Kung Fu Panda mutant
Le titre d’Experiment 101 a de nombreuses faiblesses mais peut se targuer de nous surprendre avec un univers original, une belle architecture, mais aussi avec un système de combat très complet et assez jouissif. Ce n’est pas parfait, avec des imprécisions et un manque d’impact, mais cela marche bien dans l’ensemble. On peut ainsi s’essayer à différents styles d’arts-martiaux auxquels s’ajoutent des pouvoirs « bio » et « psy ». Ces derniers éléments sont ce qui fonctionnent le moins car ils ne s’harmonisent pas assez avec le reste. On a l’impression de revenir à Kingdom Hearts premier du nom lorsque l’on doit utiliser les magies qui cassent le rythme.
Certaines permettent quand même de faire de belles choses comme le champignon que l’on peut poser pour bondir très haut et effectuer des actions plus aériennes. Biomutant réussi ses combats grâce à ses animations et aux différentes chorégraphies style kung-fu que l’on peut aisément prendre en main. On a pour cela accès à toute une panoplie d’armes au corps à corps (mêlée, à deux mains, masses) et à distance (pistolets, fusils à pompe…). Chaque tribu dispose en outre d’une arme unique qui rajoute encore plus de richesse comme le boomerang ou le bâton.
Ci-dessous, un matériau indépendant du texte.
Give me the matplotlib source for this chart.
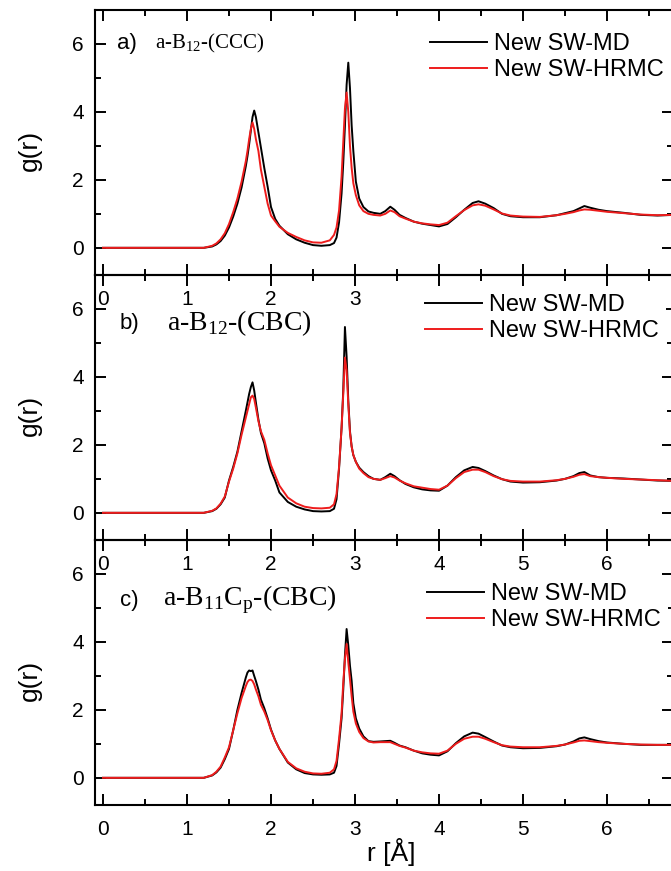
import numpy as np
import matplotlib
matplotlib.use("Agg")
import matplotlib.pyplot as plt
from matplotlib.ticker import MultipleLocator

plt.rcParams['font.family'] = ['Liberation Sans', 'DejaVu Sans']
plt.rcParams['mathtext.fontset'] = 'custom'
plt.rcParams['mathtext.rm'] = 'Liberation Serif'

# r grid (Angstrom), shared by all curves
r = [0.0, 1.2, 1.3, 1.35, 1.4, 1.45, 1.5, 1.55, 1.6, 1.65,
     1.7, 1.72, 1.74, 1.76, 1.78, 1.80, 1.82, 1.85, 1.88, 1.92,
     1.96, 2.0, 2.05, 2.1, 2.2, 2.3, 2.4, 2.5, 2.6, 2.7,
     2.75, 2.78, 2.81, 2.84, 2.86, 2.88, 2.90, 2.92, 2.94, 2.96,
     2.98, 3.01, 3.05, 3.1, 3.16, 3.22, 3.3, 3.36, 3.42, 3.47,
     3.53, 3.6, 3.7, 3.8, 3.9, 4.0, 4.1, 4.2, 4.3, 4.4,
     4.47, 4.55, 4.65, 4.75, 4.85, 5.0, 5.2, 5.4, 5.5, 5.6,
     5.67, 5.73, 5.8, 5.9, 6.0, 6.2, 6.4, 6.6, 6.8, 7.0]

# a) a-B12-(CCC)
g_ccc_md = [0, 0, 0.04, 0.1, 0.2, 0.36, 0.6, 0.92, 1.3, 1.78,
            2.4, 2.7, 3.05, 3.45, 3.85, 4.04, 3.85, 3.4, 2.95, 2.35,
            1.8, 1.2, 0.85, 0.65, 0.4, 0.25, 0.15, 0.08, 0.06, 0.08,
            0.14, 0.3, 0.75, 1.6, 2.5, 3.6, 4.8, 5.45, 4.7, 3.6,
            2.85, 1.95, 1.45, 1.2, 1.07, 1.03, 1.0, 1.08, 1.21, 1.12,
            0.97, 0.88, 0.77, 0.71, 0.67, 0.63, 0.7, 0.9, 1.12, 1.32,
            1.37, 1.3, 1.17, 1.0, 0.93, 0.9, 0.9, 0.96, 1.02, 1.08,
            1.16, 1.23, 1.18, 1.12, 1.08, 1.03, 0.97, 0.95, 0.97, 0.97]
g_ccc_hrmc = [0, 0, 0.06, 0.13, 0.25, 0.43, 0.7, 1.05, 1.45, 1.95,
              2.55, 2.85, 3.2, 3.5, 3.69, 3.5, 3.2, 2.85, 2.3, 1.8,
              1.3, 0.95, 0.78, 0.62, 0.44, 0.32, 0.22, 0.16, 0.15, 0.22,
              0.38, 0.6, 1.1, 2.1, 3.1, 4.1, 4.57, 4.0, 3.0, 2.35,
              1.9, 1.55, 1.25, 1.08, 1.0, 0.97, 0.95, 1.0, 1.1, 1.05,
              0.93, 0.86, 0.77, 0.72, 0.69, 0.67, 0.74, 0.93, 1.11, 1.25,
              1.28, 1.24, 1.13, 1.01, 0.95, 0.92, 0.91, 0.96, 1.0, 1.05,
              1.1, 1.13, 1.12, 1.09, 1.06, 1.02, 0.98, 0.96, 0.97, 0.97]

# b) a-B12-(CBC)
g_cbc_md = [0, 0, 0.05, 0.12, 0.25, 0.45, 0.95, 1.35, 1.8, 2.4,
            3.0, 3.25, 3.5, 3.7, 3.84, 3.6, 3.25, 2.75, 2.35, 2.05,
            1.6, 1.25, 0.95, 0.6, 0.32, 0.18, 0.1, 0.05, 0.04, 0.05,
            0.12, 0.4, 1.3, 2.5, 3.6, 5.47, 4.6, 3.3, 2.4, 1.95,
            1.7, 1.5, 1.33, 1.2, 1.08, 1.0, 0.97, 1.05, 1.15, 1.08,
            0.96, 0.85, 0.75, 0.69, 0.66, 0.65, 0.8, 1.05, 1.25, 1.35,
            1.32, 1.23, 1.1, 0.99, 0.92, 0.89, 0.9, 0.95, 1.0, 1.08,
            1.17, 1.2, 1.1, 1.05, 1.03, 1.01, 0.98, 0.95, 0.94, 0.94]
g_cbc_hrmc = [0, 0, 0.06, 0.13, 0.27, 0.48, 0.92, 1.3, 1.75, 2.3,
              2.8, 3.0, 3.2, 3.4, 3.45, 3.35, 3.1, 2.7, 2.4, 2.15,
              1.75, 1.4, 1.1, 0.8, 0.45, 0.28, 0.18, 0.14, 0.13, 0.15,
              0.25, 0.55, 1.35, 2.5, 3.5, 4.57, 4.2, 3.2, 2.35, 1.95,
              1.7, 1.5, 1.3, 1.17, 1.05, 1.0, 0.97, 1.02, 1.08, 1.04,
              0.95, 0.87, 0.78, 0.74, 0.7, 0.68, 0.8, 1.02, 1.2, 1.27,
              1.27, 1.2, 1.08, 0.99, 0.94, 0.92, 0.92, 0.96, 1.0, 1.06,
              1.12, 1.14, 1.08, 1.05, 1.03, 1.0, 0.98, 0.96, 0.94, 0.94]

# c) a-B11Cp-(CBC)
g_b11c_md = [0, 0, 0.07, 0.16, 0.3, 0.55, 0.85, 1.4, 2.0, 2.5,
             2.95, 3.1, 3.16, 3.14, 3.16, 3.0, 2.85, 2.6, 2.3, 2.05,
             1.75, 1.42, 1.1, 0.85, 0.45, 0.25, 0.14, 0.1, 0.09, 0.1,
             0.15, 0.35, 1.0, 1.75, 2.6, 3.6, 4.38, 3.9, 3.3, 2.85,
             2.2, 1.75, 1.45, 1.22, 1.08, 1.06, 1.07, 1.08, 1.09, 1.03,
             0.95, 0.9, 0.8, 0.72, 0.68, 0.66, 0.78, 1.02, 1.22, 1.33,
             1.3, 1.2, 1.07, 0.95, 0.9, 0.87, 0.88, 0.93, 0.98, 1.07,
             1.16, 1.19, 1.14, 1.08, 1.04, 1.0, 0.97, 0.97, 0.97, 0.97]
g_b11c_hrmc = [0, 0, 0.08, 0.18, 0.33, 0.6, 0.9, 1.4, 1.9, 2.35,
               2.7, 2.82, 2.88, 2.89, 2.85, 2.75, 2.6, 2.4, 2.15, 1.95,
               1.7, 1.4, 1.1, 0.85, 0.47, 0.28, 0.18, 0.13, 0.12, 0.15,
               0.25, 0.5, 1.15, 1.9, 2.8, 3.5, 3.94, 3.4, 2.9, 2.4,
               1.95, 1.6, 1.35, 1.17, 1.07, 1.04, 1.05, 1.05, 1.05, 1.0,
               0.94, 0.89, 0.8, 0.75, 0.72, 0.71, 0.8, 1.0, 1.15, 1.21,
               1.21, 1.15, 1.05, 0.96, 0.92, 0.9, 0.9, 0.94, 0.98, 1.04,
               1.09, 1.1, 1.08, 1.05, 1.03, 1.0, 0.98, 0.97, 0.97, 0.97]

tags = ['a)', 'b)', 'c)']
titles = [r'a-B$_{\mathrm{12}}$-(CCC)', r'a-B$_{\mathrm{12}}$-(CBC)',
          r'a-B$_{\mathrm{11}}$C$_{\mathrm{p}}$-(CBC)']
md = [g_ccc_md, g_cbc_md, g_b11c_md]
hrmc = [g_ccc_hrmc, g_cbc_hrmc, g_b11c_hrmc]

W, H = 671, 871
fig = plt.figure(figsize=(W / 100, H / 100), dpi=100)

left, right = 95, 673
tops = [10, 275, 540]
ph = 265
# legend anchor (handle left edge, centre y) in pixels
leg_pos = [(430, 57), (425, 318), (427, 607)]
tag_pos = [(117, 43), (120, 323), (120, 600)]
title_x = [155, 167, 163]
title_size = [15, 20, 20]
bpad = 0.3

axes = []
for i in range(3):
    ax = fig.add_axes([left / W, 1 - (tops[i] + ph) / H, (right - left) / W, ph / H])
    axes.append(ax)
    ax.set_facecolor('none')
    ax.plot(r, md[i], color='black', lw=1.4, label='New SW-MD')
    ax.plot(r, hrmc[i], color='#ee1c1c', lw=1.4, label='New SW-HRMC')
    ax.set_xlim(-0.095, 6.785)
    ax.set_ylim(-0.8, 7)
    ax.xaxis.set_major_locator(MultipleLocator(1))
    ax.xaxis.set_minor_locator(MultipleLocator(0.5))
    ax.yaxis.set_major_locator(MultipleLocator(2))
    ax.yaxis.set_minor_locator(MultipleLocator(1))
    ax.tick_params(which='both', direction='in', top=True, right=True, width=1.4)
    ax.tick_params(which='major', length=8, labelsize=15)
    ax.tick_params(which='minor', length=4.5)
    ax.tick_params(axis='x', pad=11)
    ax.tick_params(axis='y', pad=8)
    for s in ax.spines.values():
        s.set_linewidth(1.5)
    ax.set_ylabel('g(r)', fontsize=19)
    ax.yaxis.set_label_coords(-0.092, 0.47)

    # opaque legend box, shifted left by its own padding
    lx, ly = leg_pos[i]
    lx -= bpad * 17 * 100 / 72
    leg = ax.legend(loc='center left', bbox_to_anchor=(lx / W, 1 - ly / H),
                    bbox_transform=fig.transFigure, frameon=True, fontsize=17,
                    handlelength=2.4, handletextpad=0.3, borderpad=bpad,
                    borderaxespad=0, labelspacing=0.15, fancybox=False)
    leg.get_frame().set_edgecolor('none')
    leg.get_frame().set_facecolor('white')
    leg.get_frame().set_alpha(1)
    leg.set_zorder(5)

    tx, ty = tag_pos[i]
    fig.text(tx / W, 1 - ty / H, tags[i], fontsize=16, va='center')
    fig.text(title_x[i] / W, 1 - ty / H, titles[i], fontsize=title_size[i],
             family='Liberation Serif', va='center')

# the b) legend sits on top of the upper panel's 4, 5, 6 labels
fig.canvas.draw()
for lab in axes[0].get_xticklabels():
    if lab.get_position()[0] > 3.5:
        lab.set_visible(False)

fig.text(391 / W, 1 - 852 / H, 'r [Å]', fontsize=19, ha='center', va='center')

fig.savefig('out.png', dpi=100)
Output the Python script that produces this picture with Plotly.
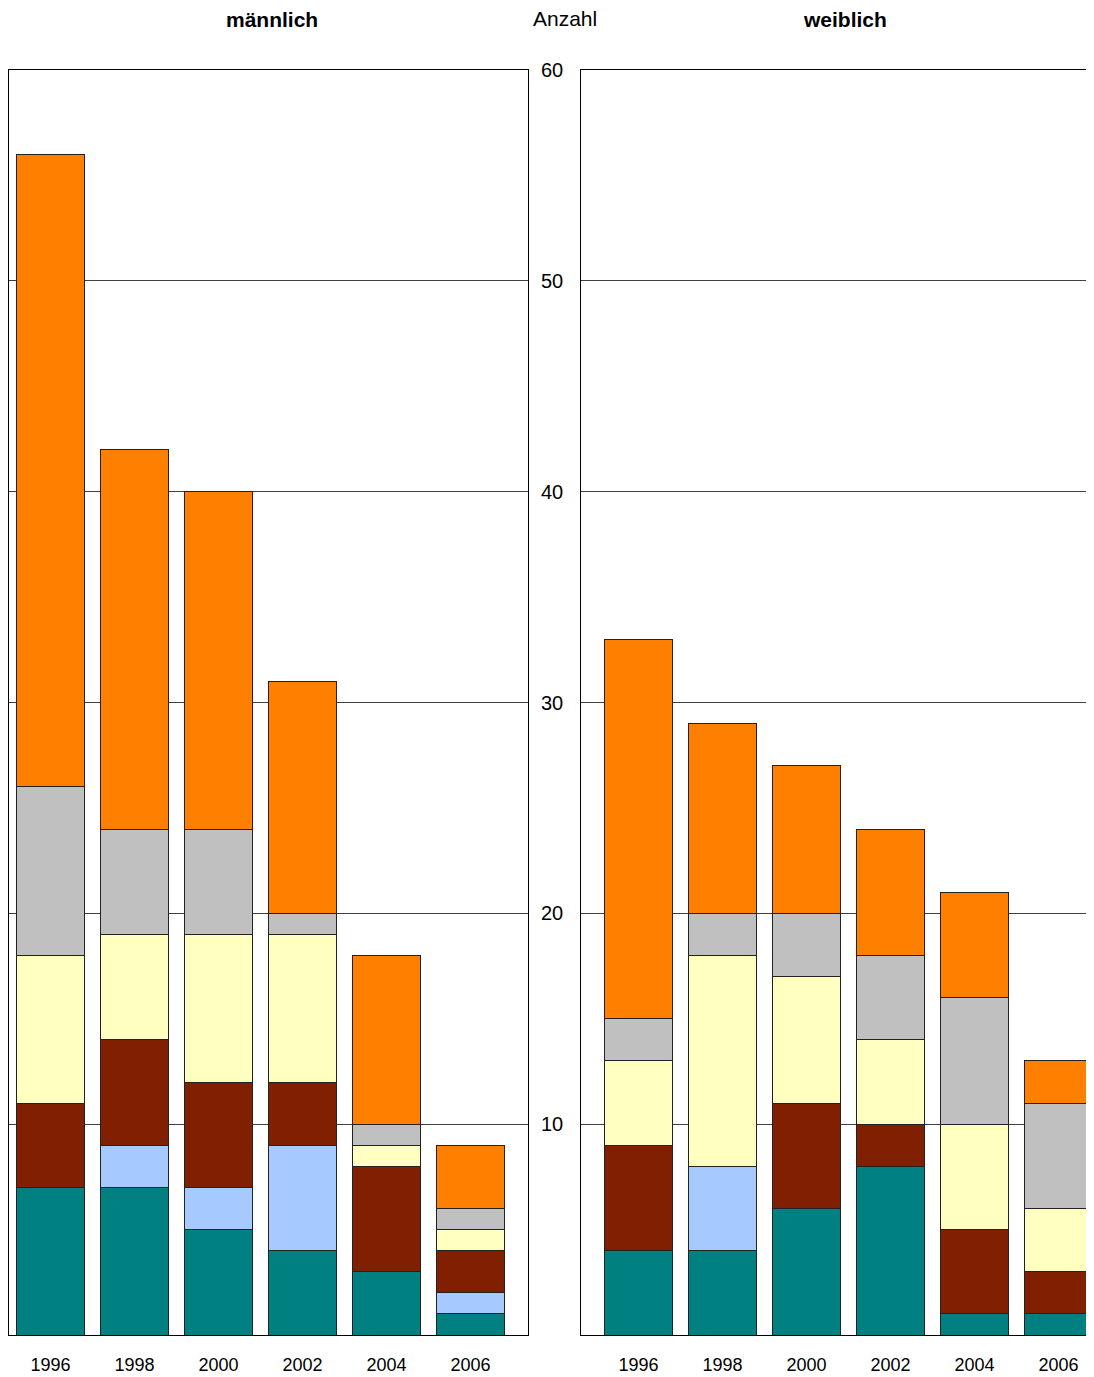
import plotly.graph_objects as go

years = ["1996", "1998", "2000", "2002", "2004", "2006"]
series_names = ["A", "B", "C", "D", "E", "F"]
colors = ["#008080", "#A6CAFF", "#802000", "#FFFFC0", "#C0C0C0", "#FF8000"]

# männlich (stack from bottom)
m_teal = [7, 7, 5, 4, 3, 1]
m_blue = [0, 2, 2, 5, 0, 1]
m_red = [4, 5, 5, 3, 5, 2]
m_yellow = [7, 5, 7, 7, 1, 1]
m_gray = [8, 5, 5, 1, 1, 1]
m_orange = [30, 18, 16, 11, 8, 3]

# weiblich
w_teal = [4, 4, 6, 8, 1, 1]
w_blue = [0, 4, 0, 0, 0, 0]
w_red = [5, 0, 5, 2, 4, 2]
w_yellow = [4, 10, 6, 4, 5, 3]
w_gray = [2, 2, 3, 4, 6, 5]
w_orange = [18, 9, 7, 6, 5, 2]

male = [m_teal, m_blue, m_red, m_yellow, m_gray, m_orange]
female = [w_teal, w_blue, w_red, w_yellow, w_gray, w_orange]

fig = go.Figure()
for name, col, vals in zip(series_names, colors, male):
    fig.add_trace(go.Bar(x=years, y=[v if v else None for v in vals], name=name,
                         marker=dict(color=col, line=dict(color="#222222", width=1)),
                         width=0.8, xaxis="x", yaxis="y", showlegend=False))
for name, col, vals in zip(series_names, colors, female):
    fig.add_trace(go.Bar(x=years, y=[v if v else None for v in vals], name=name,
                         marker=dict(color=col, line=dict(color="#222222", width=1)),
                         width=0.8, xaxis="x2", yaxis="y2", showlegend=False))

# page offset of 8px (body margin)
OFF = 8
W, H = 1094 - OFF, 1377 - OFF
top_px, bot_px = 70 - OFF, 1335 - OFF
ml = 1
pw = W - ml
d1 = (528 - OFF - ml) / pw
d2 = (581 - OFF - ml) / pw

fig.update_layout(
    width=W, height=H,
    barmode="stack",
    plot_bgcolor="white", paper_bgcolor="white",
    margin=dict(l=ml, r=0, t=top_px, b=H - bot_px, autoexpand=False),
    font=dict(family="Liberation Sans, Arial, sans-serif", size=18, color="#000"),
    xaxis=dict(domain=[0, d1], range=[-0.506 + 1 / 84, 5.685], type="category",
               showline=True, linecolor="#000", linewidth=1, mirror=True,
               ticks="", tickfont=dict(size=18), ticklabelstandoff=13,
               showgrid=False, automargin=False),
    yaxis=dict(range=[0, 60], tickvals=[10, 20, 30, 40, 50, 60], side="right",
               showline=True, linecolor="#000", linewidth=1, mirror=True,
               showgrid=True, gridcolor="#404040", gridwidth=1, ticks="",
               ticklabelstandoff=8, tickfont=dict(size=20), zeroline=False,
               automargin=False),
    xaxis2=dict(domain=[d2, 1], range=[-0.6845, 5.423], type="category", anchor="y2",
                showline=True, linecolor="#000", linewidth=1, mirror=True,
                ticks="", tickfont=dict(size=18), ticklabelstandoff=13,
                showgrid=False, automargin=False),
    yaxis2=dict(range=[0, 60], tickvals=[10, 20, 30, 40, 50, 60], anchor="x2",
                showline=True, linecolor="#000", linewidth=1, mirror=False,
                showgrid=True, gridcolor="#404040", gridwidth=1, showticklabels=False,
                ticks="", zeroline=False, automargin=False),
)

ph = bot_px - top_px


def ann(text, px, py, size):
    return dict(text=text, x=(px - OFF - ml) / pw, y=(H - (py - OFF) - (H - bot_px)) / ph,
                xref="paper", yref="paper", xanchor="center", yanchor="middle",
                showarrow=False, font=dict(size=size))


fig.update_layout(annotations=[
    ann("<b>männlich</b>", 272, 19, 21),
    ann("<b>weiblich</b>", 845, 19, 21),
    ann("Anzahl", 565, 18, 21),
])

fig.write_html("out.html")
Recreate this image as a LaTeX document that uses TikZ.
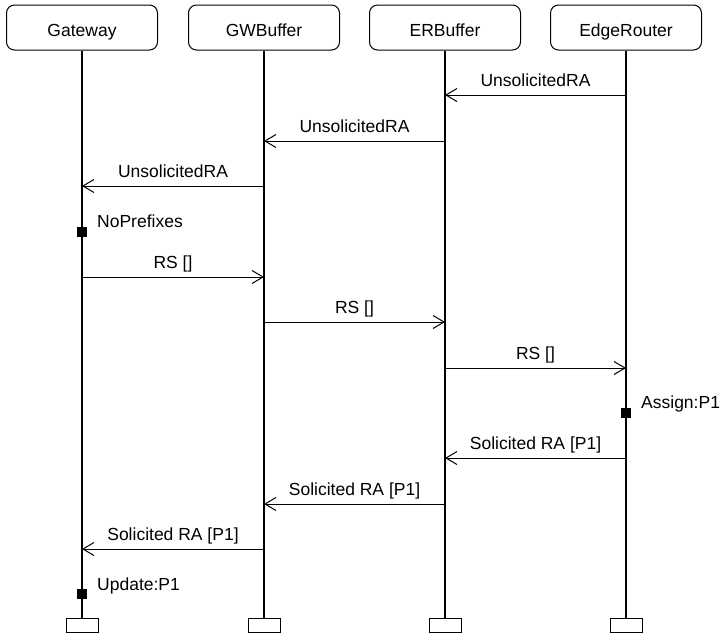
\documentclass[tikz,border=0pt]{standalone}
\usepackage{fontspec}
\setmainfont{Liberation Sans}
\usetikzlibrary{arrows.meta}
\begin{document}
\begin{tikzpicture}[x=1pt,y=-1pt,
  font=\fontsize{17.5}{20}\selectfont,
  head/.style={draw,line width=1pt,rounded corners=8pt,minimum width=151pt,minimum height=45pt,inner sep=0pt,text height=18pt,text depth=0pt},
  foot/.style={draw,line width=1pt,minimum width=32pt,minimum height=14pt,inner sep=0pt},
  life/.style={line width=2.5pt},
  msg/.style={line width=1pt,-{Straight Barb[length=11pt,width=13pt,line width=1pt]}},
  lbl/.style={anchor=base,inner sep=0pt},
  note/.style={anchor=base west,inner sep=0pt},
  statebox/.style={fill=black,draw=none,minimum size=10pt,inner sep=0pt}
]
\useasboundingbox (0,0) rectangle (725,633);

% participants
\node[head] (h1) at (82,27.5) {Gateway};
\node[head] (h2) at (264,27.5) {GWBuffer};
\node[head] (h3) at (445,27.5) {ERBuffer};
\node[head] (h4) at (626,27.5) {EdgeRouter};

% end markers
\node[foot] (f1) at (82,625) {};
\node[foot] (f2) at (264,625) {};
\node[foot] (f3) at (445,625) {};
\node[foot] (f4) at (626,625) {};

% lifelines
\draw[life] (h1.south) -- (f1.north);
\draw[life] (h2.south) -- (f2.north);
\draw[life] (h3.south) -- (f3.north);
\draw[life] (h4.south) -- (f4.north);

% message end points on the lifelines
\coordinate (a1) at (626,95);   \coordinate (b1) at (445,95);
\coordinate (a2) at (445,141);  \coordinate (b2) at (264,141);
\coordinate (a3) at (264,186);  \coordinate (b3) at (82,186);
\coordinate (a4) at (82,277);   \coordinate (b4) at (264,277);
\coordinate (a5) at (264,322);  \coordinate (b5) at (445,322);
\coordinate (a6) at (445,368);  \coordinate (b6) at (626,368);
\coordinate (a7) at (626,458);  \coordinate (b7) at (445,458);
\coordinate (a8) at (445,504);  \coordinate (b8) at (264,504);
\coordinate (a9) at (264,549);  \coordinate (b9) at (82,549);

\draw[msg] (a1) -- (b1) node[lbl,midway,yshift=8.5pt] {UnsolicitedRA};
\draw[msg] (a2) -- (b2) node[lbl,midway,yshift=8.5pt] {UnsolicitedRA};
\draw[msg] (a3) -- (b3) node[lbl,midway,yshift=8.5pt] {UnsolicitedRA};
\draw[msg] (a4) -- (b4) node[lbl,midway,yshift=8.5pt] {RS []};
\draw[msg] (a5) -- (b5) node[lbl,midway,yshift=8.5pt] {RS []};
\draw[msg] (a6) -- (b6) node[lbl,midway,yshift=8.5pt] {RS []};
\draw[msg] (a7) -- (b7) node[lbl,midway,yshift=8.5pt] {Solicited RA [P1]};
\draw[msg] (a8) -- (b8) node[lbl,midway,yshift=8.5pt] {Solicited RA [P1]};
\draw[msg] (a9) -- (b9) node[lbl,midway,yshift=8.5pt] {Solicited RA [P1]};

% state markers
\node[statebox] (s1) at (82,232) {};
\node[note] (n1) at (97,227) {NoPrefixes};
\node[statebox] (s2) at (626,413) {};
\node[note] (n2) at (641,408) {Assign:P1};
\node[statebox] (s3) at (82,594) {};
\node[note] (n3) at (97,590) {Update:P1};
\end{tikzpicture}
\end{document}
Chaque type d’arme a droit à une série de combos assez limitée, mais tous les combats offrent une bonne dose de mouvements très classes. Ils récompensent les parades et les esquivent réussies de même que la variété des coups assénés en particulier lorsqu’il y a du monde sur le champ de bataille. En sus, le changement d’arsenal fait largement l’affaire pour renouveler le gameplay.
En revanche, nous sommes assez déçus des affrontements contre les Mangemondes qui sont assez spéciaux mais se révèlent au final bien plus ternes qu’une prise de bec avec un groupe de 10 bandits. En particulier celui avec le Tortiplouf sous l’eau qui s’est révélé être une grosse désillusion.